U.S.-Nigeria Strike Kills ISIS Second-in-Command Abu-Bilal al-Minuki in Lake Chad Basin Raid, Pentagon Says
President Trump announced that joint American and Nigerian forces eliminated the global Islamic State's chief operating officer in a complex air-and-land assault on a compound near Metele, a blow U.S. Africa Command called the most significant in West Africa in a decade.
WASHINGTON — President Donald Trump announced Saturday that a joint U.S.-Nigerian military operation in the Lake Chad Basin had killed Abu-Bilal al-Minuki, whom the Pentagon identified as the second-in-command of the Islamic State globally and the architect of the terrorist group's worldwide finance, weapons and media operations.

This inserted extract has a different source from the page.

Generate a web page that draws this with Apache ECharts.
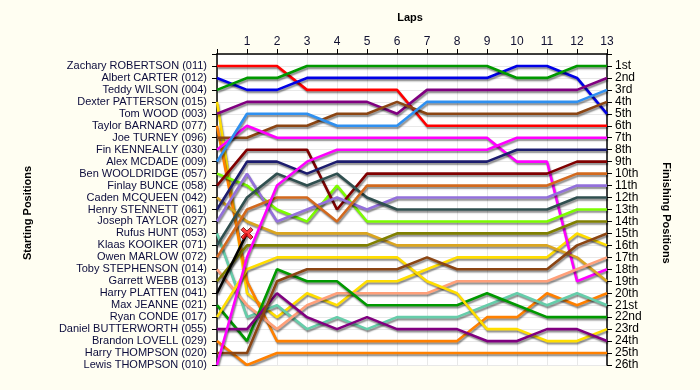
<!DOCTYPE html>
<html>
<head>
<meta charset="utf-8">
<script src="https://cdn.jsdelivr.net/npm/echarts@6/dist/echarts.min.js"></script>
<style>
html,body{margin:0;padding:0;background:#fffef2;}
#c{width:700px;height:390px;}
</style>
</head>
<body>
<div id="c"></div>
<script>
// ---- Data ----
const lapTicks = [0,1,2,3,4,5,6,7,8,9,10,11,12,13];
const startNames = [
  'Zachary ROBERTSON (011)','Albert CARTER (012)','Teddy WILSON (004)','Dexter PATTERSON (015)',
  'Tom WOOD (003)','Taylor BARNARD (077)','Joe TURNEY (096)','Fin KENNEALLY (030)',
  'Alex MCDADE (009)','Ben WOOLDRIDGE (057)','Finlay BUNCE (058)','Caden MCQUEEN (042)',
  'Henry STENNETT (061)','Joseph TAYLOR (027)','Rufus HUNT (053)','Klaas KOOIKER (071)',
  'Owen MARLOW (072)','Toby STEPHENSON (014)','Garrett WEBB (013)','Harry PLATTEN (041)',
  'Max JEANNE (021)','Ryan CONDE (017)','Daniel BUTTERWORTH (055)','Brandon LOVELL (029)',
  'Harry THOMPSON (020)','Lewis THOMPSON (010)'
];
const finishLabels = ['1st','2nd','3rd','4th','5th','6th','7th','8th','9th','10th','11th','12th','13th',
  '14th','15th','16th','17th','18th','19th','20th','21st','22nd','23rd','24th','25th','26th'];

// positions per lap (lap 0 = start)
const posZachary  = [1,1,1,3,3,3,3,6,6,6,6,6,6,6];
const posAlbert   = [2,3,3,2,2,2,2,2,2,2,1,1,2,5];
const posTeddy    = [3,2,2,1,1,1,1,1,1,1,2,2,1,1];
const posDexter   = [4,20,22,20,21,19,19,18,17,17,17,17,15,16];
const posTom      = [5,4,4,4,4,4,5,3,3,3,3,3,3,2];
const posTaylor   = [6,19,24,24,24,24,24,24,24,22,22,20,21,20];
const posJoe      = [7,7,6,6,5,5,4,5,5,5,5,5,5,4];
const posFin      = [8,6,7,7,7,7,7,7,7,7,9,9,19,18];
const posAlex     = [9,5,5,5,6,6,6,4,4,4,4,4,4,3];
const posBen      = [10,11,13,14,11,14,14,14,14,14,14,14,13,13];
const posFinlay   = [11,8,8,8,13,10,10,10,10,10,10,10,9,9];
const posCaden    = [12,14,15,15,15,15,16,16,16,16,16,16,17,19];
const posHenry    = [13,9,9,10,9,9,9,9,9,9,8,8,8,8];
const posJoseph   = [14,10,14,13,12,13,12,12,12,12,12,12,11,11];
const posRufus    = [15,22,21,23,22,23,22,22,22,21,20,21,20,21];
const posKlaas    = [16,12,10,11,10,12,13,13,13,13,13,13,12,12];
const posOwen     = [17,13,12,12,14,11,11,11,11,11,11,11,10,10];
const posToby     = [18,21,23,21,20,20,20,20,19,19,19,19,18,17];
const posGarrett  = [19,16,16,16,16,16,15,15,15,15,15,15,14,14];
const posHarryP   = [20,15];
const posMax      = [21,24,18,19,19,21,21,21,21,20,21,22,22,22];
const posRyan     = [22,18,17,17,17,17,17,19,20,23,23,24,24,23];
const posDaniel   = [23,23,20,22,23,22,23,23,23,24,24,23,23,24];
const posBrandon  = [24,26,25,25,25,25,25,25,25,25,25,25,25,25];
const posHarryT   = [25,25,19,18,18,18,18,17,18,18,18,18,16,15];
const posLewis    = [26,17,11,9,8,8,8,8,8,8,7,7,7,7];

const driverPositions = [posZachary,posAlbert,posTeddy,posDexter,posTom,posTaylor,posJoe,posFin,
  posAlex,posBen,posFinlay,posCaden,posHenry,posJoseph,posRufus,posKlaas,posOwen,posToby,
  posGarrett,posHarryP,posMax,posRyan,posDaniel,posBrandon,posHarryT,posLewis];
const driverColors = ['#ff0000','#0000e6','#009900','#ffdd00','#800080','#ff8000','#8b4513','#ff00ff',
  '#2f90f0','#7cfc00','#800000','#daa520','#1c1c6e','#9370db','#66cdaa','#2f4f4f',
  '#d2691e','#ffa07a','#808000','#000000','#009900','#ffdd00','#800080','#ff8000','#8b4513','#ff00ff'];

// retirement marker (lap, position)
const retiredLap = [1];
const retiredPos = [15];

// ---- Chart ----
const chart = echarts.init(document.getElementById('c'), null, {renderer:'canvas'});
const labelFont = 'Liberation Sans, Arial, sans-serif';

const series = driverPositions.map((arr, i) => ({
  type: 'line',
  name: startNames[i],
  data: arr.map((p, lap) => [lapTicks[lap], p]),
  symbol: 'none',
  silent: true,
  animation: false,
  z: 3,
  lineStyle: {
    color: driverColors[i], width: 2.6,
    shadowColor: 'rgba(0,0,0,0.45)', shadowBlur: 1.5, shadowOffsetX: 1, shadowOffsetY: 2
  }
}));
series.push({
  type: 'scatter',
  data: retiredLap.map((l, i) => [l, retiredPos[i]]),
  symbol: 'path://M2,0 L5,3 L8,0 L10,2 L7,5 L10,8 L8,10 L5,7 L2,10 L0,8 L3,5 L0,2 Z',
  symbolSize: 12,
  z: 5,
  animation: false,
  itemStyle: { color: '#ff1010', borderColor: '#700000', borderWidth: 1 }
});

chart.setOption({
  backgroundColor: '#fffef2',
  animation: false,
  grid: { left: 217, right: 93, top: 54, bottom: 25, show: true, backgroundColor: '#ffffff', borderWidth: 0 },
  xAxis: {
    type: 'value', position: 'top', min: 0, max: 13, interval: 1,
    axisLine: { show: true, lineStyle: { color: '#000', width: 1.5 } },
    axisTick: { show: true, length: 5, lineStyle: { color: '#000' } },
    axisLabel: { color: '#101030', fontFamily: labelFont, fontSize: 12, margin: 6,
      formatter: v => v === 0 ? '' : String(v) },
    splitLine: { show: true, lineStyle: { color: '#e8e8e8', width: 1 } }
  },
  yAxis: [
    {
      type: 'value', position: 'left', inverse: true, min: 0, max: 26, interval: 1,
      axisLine: { show: true, lineStyle: { color: '#000', width: 1.5 } },
      axisTick: { show: true, length: 5, lineStyle: { color: '#000' } },
      axisLabel: { color: '#0c0c3c', fontFamily: labelFont, fontSize: 11, margin: 10,
        formatter: v => (v >= 1 && v <= startNames.length) ? startNames[v-1] : '' },
      splitLine: { show: true, lineStyle: { color: '#e8e8e8', width: 1 } }
    },
    {
      type: 'value', position: 'right', inverse: true, min: 0, max: 26, interval: 1,
      axisLine: { show: true, lineStyle: { color: '#000', width: 1.5 } },
      axisTick: { show: true, length: 5, lineStyle: { color: '#000' } },
      axisLabel: { color: '#000', fontFamily: labelFont, fontSize: 12, margin: 8,
        formatter: v => (v >= 1 && v <= finishLabels.length) ? finishLabels[v-1] : '' },
      splitLine: { show: false }
    }
  ],
  graphic: [
    { type: 'text', x: 410, y: 18, style: { text: 'Laps', font: 'bold 11px ' + labelFont, fill: '#000', textAlign: 'center', textVerticalAlign: 'middle' } },
    { type: 'text', x: 28, y: 213, rotation: Math.PI/2, style: { text: 'Starting Positions', font: 'bold 11px ' + labelFont, fill: '#000', textAlign: 'center', textVerticalAlign: 'middle' } },
    { type: 'text', x: 666, y: 213, rotation: -Math.PI/2, style: { text: 'Finishing Positions', font: 'bold 11px ' + labelFont, fill: '#000', textAlign: 'center', textVerticalAlign: 'middle' } }
  ],
  series: series
});
</script>
</body>
</html>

In a Truth Social post and a brief Oval Office statement Saturday afternoon, Trump said "brave American forces and the Armed Forces of Nigeria flawlessly executed a meticulously planned and very complex mission to eliminate the most active terrorist in the world from the battlefield." U.S. Africa Command later confirmed that al-Minuki and "several senior ISIS lieutenants" were killed in an air-and-land assault on a compound near Metele, in Borno State, between midnight and 4 a.m. local time Saturday. No U.S. service members were harmed.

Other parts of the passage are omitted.